A 2021 working paper by the Internal Monetary Fund indicates that greylisting results in significant reduction in capital flows:
If South Africa is to become the 9th Sub-Saharan African country to be greylisted by the FATF, it would stick out like the proverbial “sore thumb” in any updated report:
In the event of South Africa being greylisted, the priority will then shift to how to exit this list as quickly as possible. Mauritius and Botswana both exited the grey list in 2021, after having being on the list for one year and four years, respectively. In order for South Africa to do the same, it would need to pursue successful prosecutions relating to State Capture, money laundering and terrorism financing, while making significant investments in the criminal justice system. .
More immediate action may and could be taken by the Financial Intelligence Centre (FIC) and Financial Services Conduct Authority (FSCA) and Prudential Authority.
In order to demonstrate that it takes the FATF recommendations seriously, the FIC may start to apply more pressure to those industries named by the FATF as not following a risk-based approach i.e. non-banking Financial Institutions and designated non-financial businesses and professions. This pressure may come in the form of warnings, or more likely financial fines. In the recent years, 2 rounds fines have already been imposed by the South African Reserve Bank (SARB) on the large banks while several large life insurers have also been penalised for not complying with FICA. It is not beyond possibility that such pressure will soon extend to smaller banks, collective investment schemes, Linked Investment Service Providers, and other accountable institutions.
Furthermore, those sectors that are subject to low levels of regulation may soon find themselves under increased scrutiny and higher levels of oversight.
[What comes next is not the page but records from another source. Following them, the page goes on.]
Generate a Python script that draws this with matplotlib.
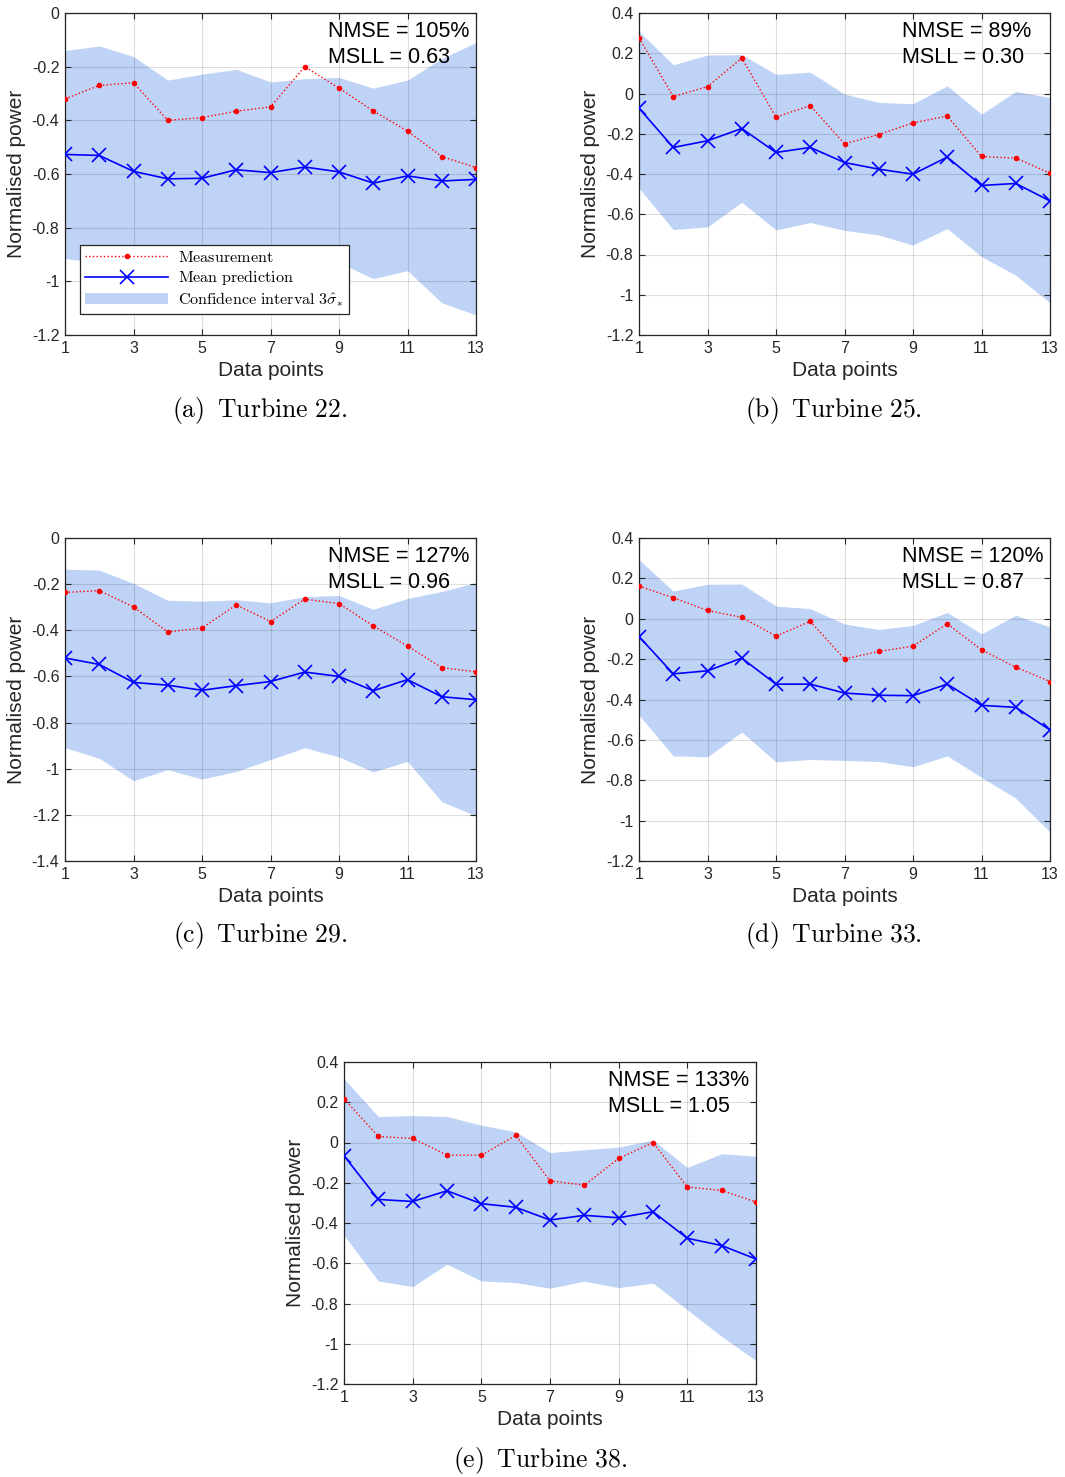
import numpy as np
import matplotlib
matplotlib.use("Agg")
import matplotlib.pyplot as plt
from matplotlib.patches import Patch
from matplotlib.lines import Line2D

plt.rcParams['font.family'] = ['Liberation Sans', 'DejaVu Sans']
plt.rcParams['mathtext.fontset'] = 'cm'
plt.rcParams['axes.unicode_minus'] = False

points = np.arange(1, 14)

# Turbine 22
meas_22 = [-0.32, -0.27, -0.26, -0.40, -0.39, -0.366, -0.35, -0.20, -0.28, -0.365, -0.44, -0.535, -0.576]
pred_22 = [-0.527, -0.531, -0.59, -0.618, -0.616, -0.584, -0.595, -0.574, -0.592, -0.634, -0.607, -0.626, -0.62]
upper_22 = [-0.14, -0.123, -0.162, -0.25, -0.228, -0.21, -0.257, -0.245, -0.24, -0.28, -0.25, -0.17, -0.11]
lower_22 = [-0.915, -0.93, -1.0, -0.97, -1.0, -0.97, -0.93, -0.88, -0.93, -0.99, -0.96, -1.08, -1.125]

# Turbine 25
meas_25 = [0.276, -0.015, 0.034, 0.176, -0.117, -0.06, -0.25, -0.204, -0.146, -0.112, -0.313, -0.321, -0.396]
pred_25 = [-0.073, -0.268, -0.235, -0.174, -0.293, -0.268, -0.343, -0.376, -0.401, -0.316, -0.457, -0.447, -0.534]
upper_25 = [0.309, 0.143, 0.191, 0.193, 0.095, 0.106, -0.003, -0.044, -0.051, 0.038, -0.102, 0.01, -0.02]
lower_25 = [-0.47, -0.676, -0.663, -0.54, -0.678, -0.641, -0.68, -0.703, -0.753, -0.671, -0.81, -0.903, -1.04]

# Turbine 29
meas_29 = [-0.236, -0.228, -0.299, -0.407, -0.39, -0.29, -0.362, -0.265, -0.284, -0.381, -0.468, -0.562, -0.58]
pred_29 = [-0.52, -0.548, -0.626, -0.638, -0.66, -0.64, -0.622, -0.581, -0.60, -0.662, -0.614, -0.688, -0.701]
upper_29 = [-0.135, -0.139, -0.197, -0.27, -0.274, -0.268, -0.281, -0.254, -0.249, -0.309, -0.262, -0.232, -0.193]
lower_29 = [-0.909, -0.955, -1.052, -1.004, -1.045, -1.012, -0.96, -0.909, -0.949, -1.014, -0.968, -1.143, -1.204]

# Turbine 33
meas_33 = [0.162, 0.104, 0.041, 0.007, -0.086, -0.013, -0.199, -0.162, -0.136, -0.025, -0.154, -0.24, -0.311]
pred_33 = [-0.088, -0.273, -0.258, -0.195, -0.324, -0.324, -0.368, -0.379, -0.381, -0.324, -0.429, -0.439, -0.551]
upper_33 = [0.293, 0.137, 0.171, 0.172, 0.063, 0.05, -0.026, -0.053, -0.033, 0.031, -0.075, 0.017, -0.041]
lower_33 = [-0.477, -0.679, -0.684, -0.561, -0.709, -0.697, -0.702, -0.707, -0.733, -0.679, -0.786, -0.889, -1.056]

# Turbine 38
meas_38 = [0.217, 0.03, 0.02, -0.063, -0.063, 0.035, -0.19, -0.212, -0.079, 0.0, -0.221, -0.238, -0.296]
pred_38 = [-0.066, -0.283, -0.293, -0.24, -0.304, -0.322, -0.385, -0.362, -0.374, -0.344, -0.476, -0.512, -0.579]
upper_38 = [0.317, 0.129, 0.134, 0.129, 0.086, 0.053, -0.05, -0.036, -0.023, 0.012, -0.124, -0.056, -0.068]
lower_38 = [-0.46, -0.688, -0.716, -0.605, -0.688, -0.696, -0.724, -0.689, -0.721, -0.699, -0.831, -0.964, -1.083]

nmse = ['105%', '89%', '127%', '120%', '133%']
msll = ['0.63', '0.30', '0.96', '0.87', '1.05']
captions = ['(a)', '(b)', '(c)', '(d)', '(e)']
turbines = ['22', '25', '29', '33', '38']

W, H = 1065, 1477
fig = plt.figure(figsize=(W / 100, H / 100), dpi=100)
fill_color = '#bfd3f6'
dark = '#262626'


def make_axes(left, top, right, bottom):
    return fig.add_axes([left / W, 1 - bottom / H, (right - left) / W, (bottom - top) / H])


def draw_panel(ax, meas, pred, upper, lower, ylim, k):
    ax.fill_between(points, lower, upper, color=fill_color, linewidth=0, zorder=1)
    ax.plot(points, meas, color='red', linestyle=':', linewidth=1.0, marker='.',
            markersize=6, zorder=4)
    ax.plot(points, pred, color='blue', linestyle='-', linewidth=1.2, marker='x',
            markersize=10, markeredgewidth=1.2, zorder=4)
    ax.set_xlim(1, 13)
    ax.set_ylim(*ylim)
    ax.set_xticks(np.arange(1, 14, 2))
    yt = np.round(np.arange(ylim[0], ylim[1] + 0.01, 0.2), 1)
    ax.set_yticks(yt)
    ax.set_yticklabels(['%g' % v if v != 0 else '0' for v in yt])
    ax.grid(True, color='k', alpha=0.13, linewidth=0.8)
    ax.set_axisbelow(False)
    ax.tick_params(direction='in', top=True, right=True, length=4, width=0.8,
                   labelsize=11.5, colors=dark, pad=4)
    for s in ax.spines.values():
        s.set_color(dark)
        s.set_linewidth(0.9)
    ax.set_xlabel('Data points', fontsize=15, color=dark, labelpad=4)
    ax.set_ylabel('Normalised power', fontsize=15, color=dark, labelpad=4)
    ax.text(0.64, 0.975, 'NMSE = %s\nMSLL = %s' % (nmse[k], msll[k]),
            transform=ax.transAxes, ha='left', va='top', fontsize=15.5,
            linespacing=1.3, color='k', zorder=6)


boxes = [(65, 13, 476, 335), (639, 13, 1050, 335),
         (65, 538, 476, 861), (639, 538, 1050, 861),
         (344, 1062, 756, 1384)]
series = [(meas_22, pred_22, upper_22, lower_22, (-1.2, 0)),
          (meas_25, pred_25, upper_25, lower_25, (-1.2, 0.4)),
          (meas_29, pred_29, upper_29, lower_29, (-1.4, 0)),
          (meas_33, pred_33, upper_33, lower_33, (-1.2, 0.4)),
          (meas_38, pred_38, upper_38, lower_38, (-1.2, 0.4))]
caption_pos = [(260, 411), (833, 411), (260, 936), (833, 936), (540, 1460)]

axes = []
for k, (box, s) in enumerate(zip(boxes, series)):
    ax = make_axes(*box)
    draw_panel(ax, *s, k)
    axes.append(ax)
    cx, cy = caption_pos[k]
    fig.text(cx / W, 1 - cy / H,
             r'$\mathrm{%s\;\;Turbine\ %s.}$' % (captions[k], turbines[k]),
             ha='center', va='center', fontsize=18.5)

handles = [
    Line2D([], [], color='red', linestyle=':', linewidth=1.0, marker='.', markersize=6),
    Line2D([], [], color='blue', linestyle='-', linewidth=1.2, marker='x',
           markersize=10, markeredgewidth=1.2),
    Patch(facecolor=fill_color, edgecolor='none'),
]
labels = [r'$\mathrm{Measurement}$', r'$\mathrm{Mean\ prediction}$',
          r'$\mathrm{Confidence\ interval\ }3\hat{\sigma}_{*}$']
leg = axes[0].legend(handles, labels, loc='lower left', bbox_to_anchor=(0.036, 0.065),
                     borderaxespad=0, fontsize=11.6, handlelength=5.2, handletextpad=0.6,
                     labelspacing=0.2, borderpad=0.3, fancybox=False, framealpha=1)
leg.get_frame().set_edgecolor(dark)
leg.get_frame().set_linewidth(0.9)
leg.set_zorder(10)

fig.savefig('out.png', dpi=100)
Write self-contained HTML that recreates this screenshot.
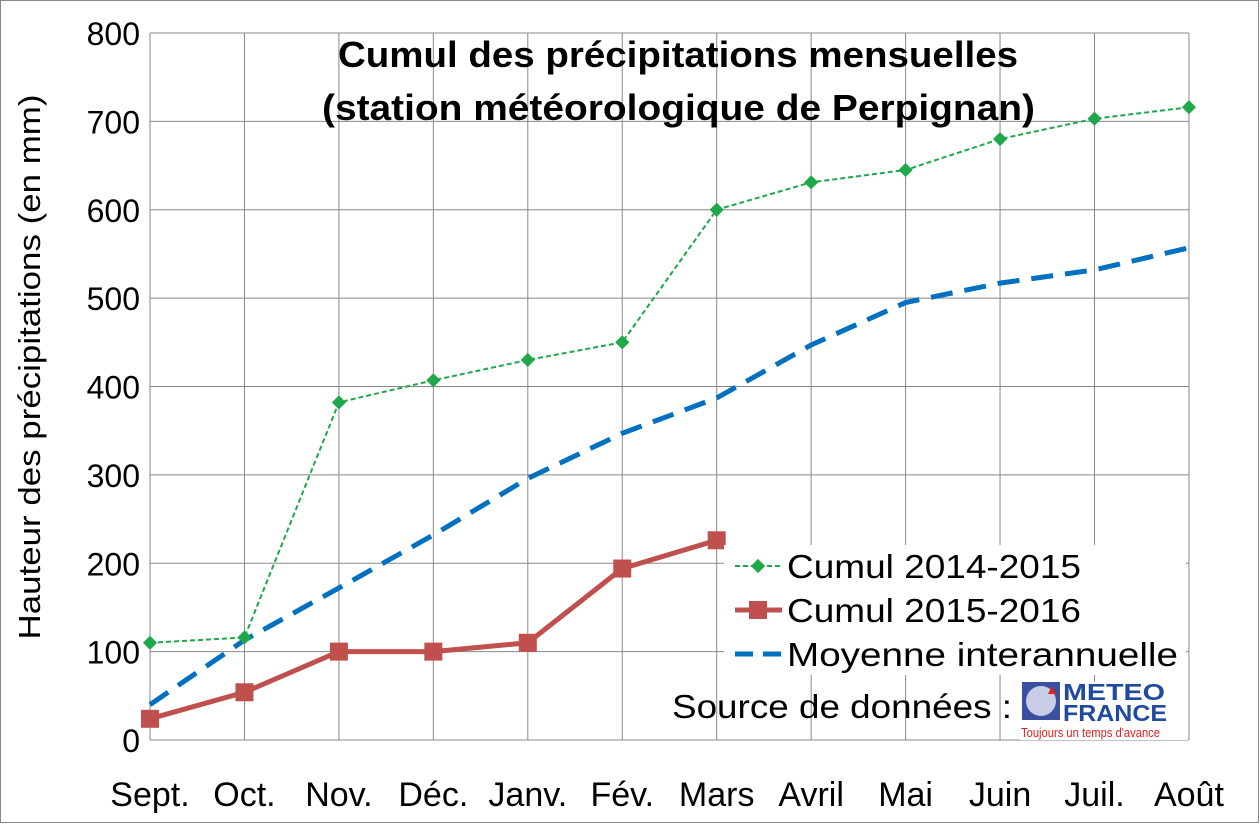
<!DOCTYPE html>
<html><head><meta charset="utf-8"><style>
body{margin:0;background:#fff;}
svg text{font-family:"Liberation Sans",Arial,sans-serif;}
</style></head><body>
<svg width="1260" height="824" xmlns="http://www.w3.org/2000/svg">
<rect x="0.5" y="0.5" width="1258" height="822" fill="#fff" stroke="#888"/>
<g id="grid"></g>
<g id="ticks"></g>
<text x="338" y="67" font-size="36" font-weight="bold" textLength="680" lengthAdjust="spacingAndGlyphs">Cumul des précipitations mensuelles</text>
<text x="322" y="120" font-size="36" font-weight="bold" textLength="713" lengthAdjust="spacingAndGlyphs">(station météorologique de Perpignan)</text>
<text transform="translate(40,367) rotate(-90)" text-anchor="middle" font-size="31" textLength="545" lengthAdjust="spacingAndGlyphs">Hauteur des précipitations (en mm)</text>
<g id="series"></g>
<g>
<rect x="724" y="545" width="462" height="130" fill="#fff"/>
<g><line x1="735" y1="566" x2="782" y2="566" stroke="#1ea84a" stroke-width="2" stroke-dasharray="5,3"/><rect x="753" y="561" width="10" height="10" fill="#1ea84a" transform="rotate(45 758 566)"/><text x="787" y="578" font-size="33" textLength="294" lengthAdjust="spacingAndGlyphs">Cumul 2014-2015</text></g>
<g><line x1="735" y1="610" x2="782" y2="610" stroke="#c0504d" stroke-width="5"/><rect x="749" y="601" width="18" height="18" fill="#c0504d"/><text x="787" y="622" font-size="33" textLength="294" lengthAdjust="spacingAndGlyphs">Cumul 2015-2016</text></g>
<g><line x1="735" y1="654" x2="782" y2="654" stroke="#0070c0" stroke-width="5" stroke-dasharray="18,10"/><text x="787" y="666" font-size="33" textLength="391" lengthAdjust="spacingAndGlyphs">Moyenne interannuelle</text></g>
</g>
<text x="672" y="718" font-size="33" textLength="340" lengthAdjust="spacingAndGlyphs">Source de données :</text>
<g>
<rect x="1020" y="682" width="168" height="58" fill="#fff"/>
<rect x="1022" y="682" width="38" height="38" fill="#3a4fa0"/>
<circle cx="1041" cy="701" r="15" fill="#c8cce6"/>
<polygon points="1052,686 1056,694 1048,694" fill="#e02020"/>
<text x="1063" y="700" font-size="23" font-weight="bold" fill="#1f4aa0" textLength="102" lengthAdjust="spacingAndGlyphs">METEO</text>
<text x="1063" y="721" font-size="23" font-weight="bold" fill="#1f4aa0" textLength="104" lengthAdjust="spacingAndGlyphs">FRANCE</text>
<text x="1021" y="737" font-size="13" fill="#e02020" textLength="139" lengthAdjust="spacingAndGlyphs">Toujours un temps d'avance</text>
</g>
<script>
const months=["Sept.","Oct.","Nov.","Déc.","Janv.","Fév.","Mars","Avril","Mai","Juin","Juil.","Août"];
const yTicks=[0,100,200,300,400,500,600,700,800];
const cumul1415=[110,116,382,407,430,450,600,631,645,680,703,716];
const cumul1516=[24,54,100,100,110,194,226];
const moyenne=[40,113,172,232,296,347,387,447,495,517,532,557];
const X=i=>150+i*94.45, Y=v=>740-v*0.88375;
const NS="http://www.w3.org/2000/svg";
function mk(p,t,a){const e=document.createElementNS(NS,t);for(const k in a)e.setAttribute(k,a[k]);p.appendChild(e);return e;}
const grid=document.getElementById('grid'),ticks=document.getElementById('ticks'),ser=document.getElementById('series');
yTicks.forEach(v=>{const l=mk(grid,'line',{x1:150,x2:1189,y1:Y(v),y2:Y(v),stroke:'#888','stroke-width':1});


const t=mk(ticks,'text',{x:140,y:Y(v)+12,'text-anchor':'end','font-size':32});t.textContent=v;

});
months.forEach((m,i)=>{const l=mk(grid,'line',{x1:X(i),x2:X(i),y1:Y(800),y2:Y(0),stroke:'#888','stroke-width':1});


const t=mk(ticks,'text',{x:X(i),y:806,'text-anchor':'middle','font-size':34});t.textContent=m;

});
const pts=a=>a.map((v,i)=>X(i)+','+Y(v)).join(' ');
const pb=mk(ser,'polyline',{points:pts(moyenne),fill:'none',stroke:'#0070c0','stroke-width':5,'stroke-dasharray':'22,12'});


const pg=mk(ser,'polyline',{points:pts(cumul1415),fill:'none',stroke:'#1ea84a','stroke-width':2,'stroke-dasharray':'5,3'});


cumul1415.forEach((v,i)=>{const r=mk(ser,'rect',{x:X(i)-5,y:Y(v)-5,width:10,height:10,fill:'#1ea84a',transform:`rotate(45 ${X(i)} ${Y(v)})`});

});
const pr=mk(ser,'polyline',{points:pts(cumul1516),fill:'none',stroke:'#c0504d','stroke-width':5});


cumul1516.forEach((v,i)=>{const r=mk(ser,'rect',{x:X(i)-9,y:Y(v)-9,width:18,height:18,fill:'#c0504d'});

});
</script>
</svg>
</body></html>
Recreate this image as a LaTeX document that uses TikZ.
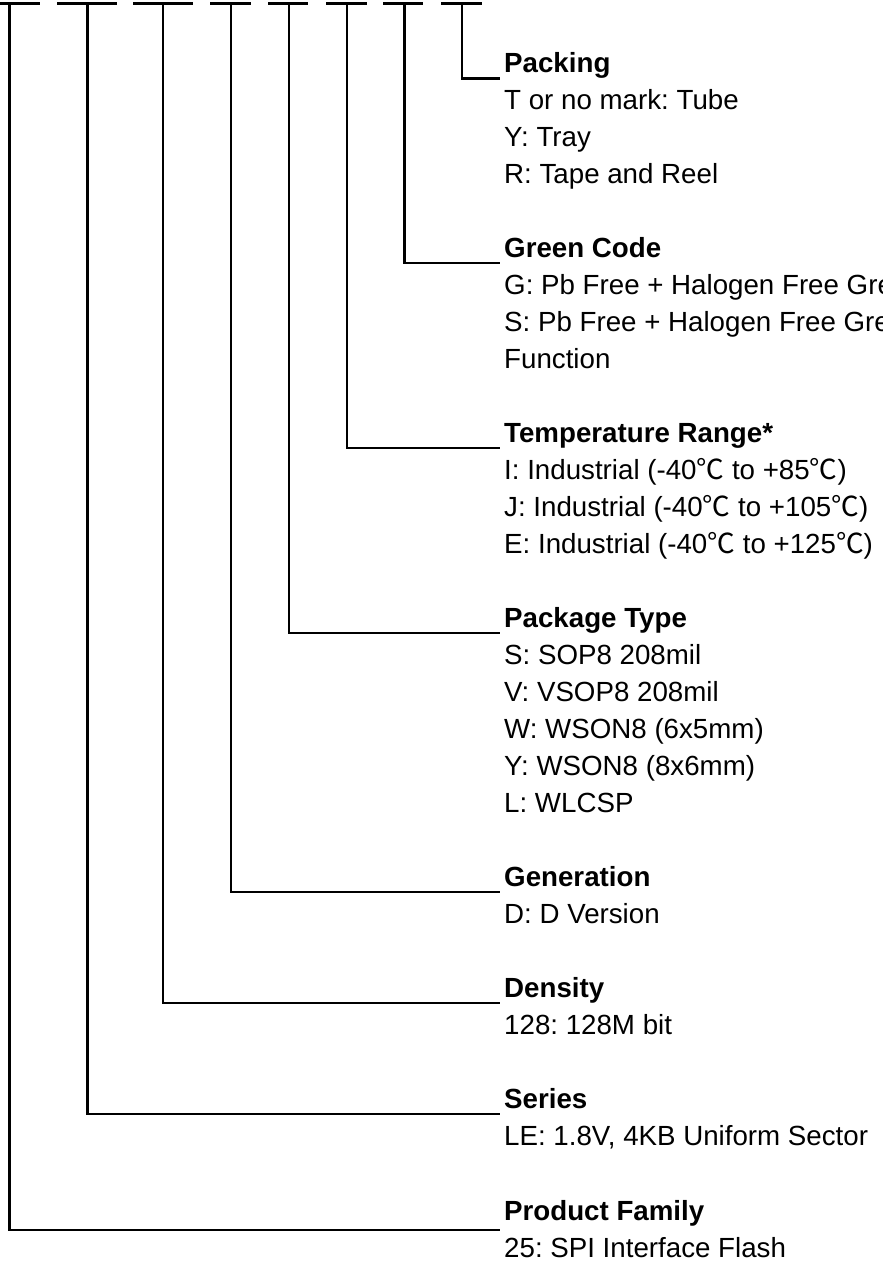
\documentclass[tikz,border=0pt]{standalone}
\usepackage{fontspec}
\setmainfont{Liberation Sans}
\newfontfamily\cjk{Noto Sans CJK SC}
\newcommand{\degc}{{\cjk ℃}}
\frenchspacing
\begin{document}
\begin{tikzpicture}[x=1pt,y=-1pt,
  wire/.style={line width=2.6pt, line cap=butt, line join=miter},
  ttl/.style={font=\fontsize{27.7pt}{37pt}\selectfont\bfseries\frenchspacing, anchor=base west, inner sep=0pt},
  itm/.style={font=\fontsize{27.7pt}{37pt}\selectfont\frenchspacing, anchor=base west, inner sep=0pt}]
\useasboundingbox (0,0) rectangle (883,1270);
% top dashes
\coordinate (d1a) at (0,3.7);   \coordinate (d1b) at (40,3.7);  \coordinate (v1) at (9.5,3.7);
\coordinate (d2a) at (57,3.7);  \coordinate (d2b) at (117,3.7); \coordinate (v2) at (87.5,3.7);
\coordinate (d3a) at (133,3.7); \coordinate (d3b) at (193,3.7); \coordinate (v3) at (163,3.7);
\coordinate (d4a) at (210,3.7); \coordinate (d4b) at (251,3.7); \coordinate (v4) at (231,3.7);
\coordinate (d5a) at (268,3.7); \coordinate (d5b) at (308,3.7); \coordinate (v5) at (289,3.7);
\coordinate (d6a) at (326,3.7); \coordinate (d6b) at (367,3.7); \coordinate (v6) at (347,3.7);
\coordinate (d7a) at (383,3.7); \coordinate (d7b) at (423,3.7); \coordinate (v7) at (404.5,3.7);
\coordinate (d8a) at (441,3.7); \coordinate (d8b) at (482,3.7); \coordinate (v8) at (462,3.7);
\foreach \i in {1,...,8} {\draw[wire] (d\i a) -- (d\i b);}
% line ends
\coordinate (e8) at (500,78.5);
\coordinate (e7) at (500,263);
\coordinate (e6) at (500,448);
\coordinate (e5) at (500,633);
\coordinate (e4) at (500,892);
\coordinate (e3) at (500,1003);
\coordinate (e2) at (500,1114);
\coordinate (e1) at (500,1230);
\foreach \i in {1,...,8} {\draw[wire] (v\i) |- (e\i);}
% texts
\node[ttl] (pk) at (504,72) {Packing};
\node[itm] (pk1) at (504,109) {T or no mark: Tube};
\node[itm] (pk2) at (504,146) {Y: Tray};
\node[itm] (pk3) at (504,183) {R: Tape and Reel};
\node[ttl] (gc) at (504,257) {Green Code};
\node[itm] (gc1) at (504,294) {G: Pb Free + Halogen Free Green};
\node[itm] (gc2) at (504,331) {S: Pb Free + Halogen Free Green};
\node[itm] (gc3) at (504,368) {Function};
\node[ttl] (tr) at (504,442) {Temperature Range*};
\node[itm] (tr1) at (504,479) {I: Industrial (-40\degc{} to +85\degc)};
\node[itm] (tr2) at (504,516) {J: Industrial (-40\degc{} to +105\degc)};
\node[itm] (tr3) at (504,553) {E: Industrial (-40\degc{} to +125\degc)};
\node[ttl] (pt) at (504,627) {Package Type};
\node[itm] (pt1) at (504,664) {S: SOP8 208mil};
\node[itm] (pt2) at (504,701) {V: VSOP8 208mil};
\node[itm] (pt3) at (504,738) {W: WSON8 (6x5mm)};
\node[itm] (pt4) at (504,775) {Y: WSON8 (8x6mm)};
\node[itm] (pt5) at (504,812) {L: WLCSP};
\node[ttl] (gn) at (504,886) {Generation};
\node[itm] (gn1) at (504,923) {D: D Version};
\node[ttl] (dn) at (504,997) {Density};
\node[itm] (dn1) at (504,1034) {128: 128M bit};
\node[ttl] (sr) at (504,1108) {Series};
\node[itm] (sr1) at (504,1145) {LE: 1.8V, 4KB Uniform Sector};
\node[ttl] (pf) at (504,1220) {Product Family};
\node[itm] (pf1) at (504,1257) {25: SPI Interface Flash};
\end{tikzpicture}
\end{document}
Crypto assets, which for a long time were mostly unregulated in South Africa (and specifically mentioned in the 2021 Mutual Evaluation as being unregulated), have come under increased oversight and regulation from December last year. Even the non-life insurance businesses, which are not accountable institutions under FICA, are likely to find themselves under closer examination to demonstrate that they have a sufficiently well understood and robustly implemented risk-based approach to anti-money laundering and the combating of financial crime, including identifying politically exposed persons.
Recent developments and presentations to the FATF by the South African government may yet earn South Africa a stay of execution and stave off greylisting for the time being.
However, irrespective of whether South Africa is greylisted or only placed on alert, all South African financial institutions and designated non-financial businesses and professions are highly likely to come under and remain under increased and sustained scrutiny, inspections and pressure from the regulators going forward.